The exchange group’s proposal has sparked debate, (check out the recent FOW Analysis piece here: http://www.fow.com/3476923/Extra-powers-to-curb-abuse-need-work.html) with Ancoa’s Hendrickx suggesting that there is now greater market acceptance that solid surveillance technology is a requirement, rather than a ‘nice to have.’

“This is why a market package – which ties together contextual surveillance and analytics as well as data – works so well. Normalising data is a big challenge, with items such as electronic communications becoming increasingly important and a modern requirement is that surveillance tech can review this.”

Ancoa offers market surveillance for derivatives. The firm’s system includes surveillance across trading data, using a bespoke alert system, but also non-standardised data such as emails and instant messaging; as seen in the FX space, coverage of modern communication tools have the potential to identify and prevent large scale abuse.

The market for trading surveillance technology is certainly competitive, with new regulatory changes a driver in growing adoption.

There has been an evolution of asset coverage by market surveillance technology, and growth remains on the horizon, with the over-the-counter (OTC) space over recent years become integral to Nasdaq’s Smarts business.

Indicative of the changing market requirements, as reported by FOW, Nasdaq’s Smarts has just signed up the latest exchange clients for its market surveillance technology, set to go live by the end of the year, as companies continue to ramp up compliance and monitoring functionality ahead of impending regulatory changes.

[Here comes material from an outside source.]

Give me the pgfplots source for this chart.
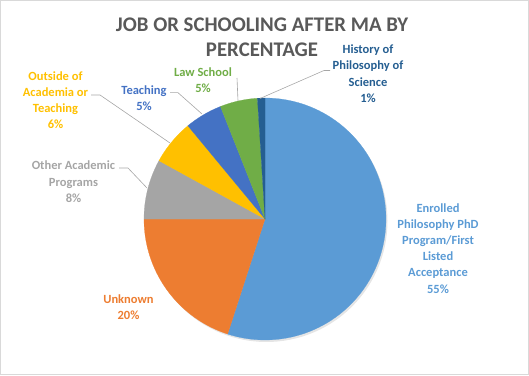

Speaking to FOW earlier this month, Nasdaq Smarts’ O’Brien said, “we have seen the OTC space go from a market segment that was seen as exotic and outside the realms of systematic monitoring, to a space that is one of our fastest growing areas with our Fixed Income and FX surveillance modules having been deployed by a significant number of the large dealers in these markets. There remains a whole potential space to tap in OTC derivatives.”